REPUBLIKA.CO.ID, JAKARTA -- Pengamat pendidikan dari Education Forum, Suparman, mengatakan pelaksanaan Ujian Nasional (UN) akan tetap diwarnai kecurangan selama hasilnya menjadi syarat kelulusan siswa.
"Selama UN masih menjadi syarat kelulusan dan tidak menghargai proses belajar maka selama itu pula akan ada usaha untuk melakukan kecurangan," kata Suparman dihubungi Jumat (12/4).
Menurut Suparman ditetapkannya UN sebagai syarat kelulusan akan membuat siswa atau panitia penyelenggara dalam hal ini pihak sekolah akan terus melakukan cara apapun agar dapat lulus UN.
"Cara apapun mungkin saja akan dilakukan dan beragam cara untuk membendung kecurangan akan selalu diikuti dengan beragam cara untuk menyiasati jawaban UN," kata dia.
Karena itu, Suparman menuturkan, perlu ada reposisi UN. Ia menyarankan sebaiknya UN tidak lagi menjadi syarat kelulusan. "UN jangan lagi menjadi syarat kelulusan.

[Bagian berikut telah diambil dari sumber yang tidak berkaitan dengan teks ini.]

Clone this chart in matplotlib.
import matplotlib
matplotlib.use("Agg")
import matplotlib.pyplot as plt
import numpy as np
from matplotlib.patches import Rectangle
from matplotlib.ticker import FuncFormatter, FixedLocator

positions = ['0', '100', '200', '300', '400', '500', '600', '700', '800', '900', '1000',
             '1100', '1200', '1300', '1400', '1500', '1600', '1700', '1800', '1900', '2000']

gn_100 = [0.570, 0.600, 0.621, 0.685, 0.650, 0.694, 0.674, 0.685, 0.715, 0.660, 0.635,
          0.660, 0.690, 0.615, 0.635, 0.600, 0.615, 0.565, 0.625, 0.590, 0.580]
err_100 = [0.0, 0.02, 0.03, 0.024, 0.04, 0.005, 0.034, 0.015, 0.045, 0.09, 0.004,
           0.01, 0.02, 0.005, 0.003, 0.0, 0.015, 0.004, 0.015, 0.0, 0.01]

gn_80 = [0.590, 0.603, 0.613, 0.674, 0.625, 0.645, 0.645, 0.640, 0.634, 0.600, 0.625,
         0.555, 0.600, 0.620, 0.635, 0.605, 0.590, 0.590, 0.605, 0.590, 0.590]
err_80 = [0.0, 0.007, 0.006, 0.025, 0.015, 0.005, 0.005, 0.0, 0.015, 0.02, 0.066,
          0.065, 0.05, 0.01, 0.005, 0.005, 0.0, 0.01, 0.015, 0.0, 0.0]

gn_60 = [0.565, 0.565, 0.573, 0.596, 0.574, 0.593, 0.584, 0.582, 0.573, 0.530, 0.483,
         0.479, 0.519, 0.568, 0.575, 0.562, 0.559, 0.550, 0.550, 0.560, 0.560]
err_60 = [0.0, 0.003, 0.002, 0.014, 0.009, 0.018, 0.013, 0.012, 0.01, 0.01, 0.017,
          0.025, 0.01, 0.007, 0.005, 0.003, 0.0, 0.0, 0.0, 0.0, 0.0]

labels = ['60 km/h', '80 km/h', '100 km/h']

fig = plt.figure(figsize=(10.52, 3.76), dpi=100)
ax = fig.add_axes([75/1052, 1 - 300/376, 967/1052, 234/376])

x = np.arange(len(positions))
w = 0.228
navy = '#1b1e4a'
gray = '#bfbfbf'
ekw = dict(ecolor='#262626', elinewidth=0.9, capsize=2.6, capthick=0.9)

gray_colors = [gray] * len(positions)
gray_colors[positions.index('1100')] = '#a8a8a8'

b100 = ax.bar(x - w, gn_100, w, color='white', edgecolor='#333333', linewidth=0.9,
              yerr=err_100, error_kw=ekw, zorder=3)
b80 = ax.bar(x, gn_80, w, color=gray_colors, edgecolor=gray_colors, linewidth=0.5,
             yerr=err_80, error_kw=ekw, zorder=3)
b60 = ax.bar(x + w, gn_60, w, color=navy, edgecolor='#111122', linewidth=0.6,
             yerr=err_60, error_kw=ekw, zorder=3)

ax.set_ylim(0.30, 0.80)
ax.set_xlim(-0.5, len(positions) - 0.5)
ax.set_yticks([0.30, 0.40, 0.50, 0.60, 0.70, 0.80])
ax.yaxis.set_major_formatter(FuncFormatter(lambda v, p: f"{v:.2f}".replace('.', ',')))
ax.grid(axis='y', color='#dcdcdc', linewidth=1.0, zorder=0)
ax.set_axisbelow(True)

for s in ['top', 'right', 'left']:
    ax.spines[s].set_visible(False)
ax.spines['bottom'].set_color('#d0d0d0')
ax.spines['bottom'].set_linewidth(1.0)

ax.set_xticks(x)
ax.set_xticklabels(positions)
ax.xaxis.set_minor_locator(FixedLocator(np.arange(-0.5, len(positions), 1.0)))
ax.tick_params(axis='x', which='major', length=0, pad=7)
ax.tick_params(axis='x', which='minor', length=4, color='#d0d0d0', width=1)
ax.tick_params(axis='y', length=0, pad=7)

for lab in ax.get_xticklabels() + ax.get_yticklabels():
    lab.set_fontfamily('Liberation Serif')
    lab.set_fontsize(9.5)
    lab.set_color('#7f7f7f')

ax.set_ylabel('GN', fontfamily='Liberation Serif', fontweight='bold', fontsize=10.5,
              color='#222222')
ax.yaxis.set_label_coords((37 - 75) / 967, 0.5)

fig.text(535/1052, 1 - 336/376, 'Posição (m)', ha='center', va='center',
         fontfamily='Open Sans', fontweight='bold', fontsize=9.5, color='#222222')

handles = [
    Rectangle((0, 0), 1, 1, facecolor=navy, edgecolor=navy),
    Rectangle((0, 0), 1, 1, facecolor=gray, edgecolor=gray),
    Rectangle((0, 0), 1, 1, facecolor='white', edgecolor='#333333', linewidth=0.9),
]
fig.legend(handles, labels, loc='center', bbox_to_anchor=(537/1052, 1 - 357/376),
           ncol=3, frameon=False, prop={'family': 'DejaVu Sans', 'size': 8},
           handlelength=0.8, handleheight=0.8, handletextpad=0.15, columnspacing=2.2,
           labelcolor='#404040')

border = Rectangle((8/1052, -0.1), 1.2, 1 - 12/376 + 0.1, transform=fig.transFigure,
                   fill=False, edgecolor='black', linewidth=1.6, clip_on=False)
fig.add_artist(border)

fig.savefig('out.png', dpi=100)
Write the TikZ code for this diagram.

Peserta didik justru akan terbangun kejujurannya melalui pendidikan proses," tuturnya.
Ia menyarankan agar UN menjadi alat pemetaan potensi siswa dan kelulusan siswa diserahkan sepenuhnya kepada guru dan satuan pendidikan/sekolah dengan melakukan penilaian terhadap proses belajar secara menyeluruh termasuk penilaian portofolio murid.
Lebih lanjut Suparman menyebut variasi 20 jenis soal UN yang dilakukan Kementrian Pendidikan dan Kebudayaan (Kemdikbud) bukanlah langkah antisipasi mengatasi kecurangan dalam UN, tapi justru kemunduran dalam pengelolaan pendidikan.
"Karena variasi itu mencoba memaksakan keseragaman anak dalam membangun kejujuran, yaitu dengan paksaan," tuturnya.
Menurut Suparman yang dibutuhkan bukanlah variasi soal UN, namun variasi untuk memetakan keragaman potensi anak.
"Jika ingin membangun dan menilai kejujuran anak didik haruslah dilakukan dlm sebuah proses pendidikan yang panjang dan bukan dengan cara yang memaksa. Menjadikan UN sebagai cara untuk membentuk kejujuran anak adalah bentuk pembelajaran kejujuran yang dipaksakan," katanya.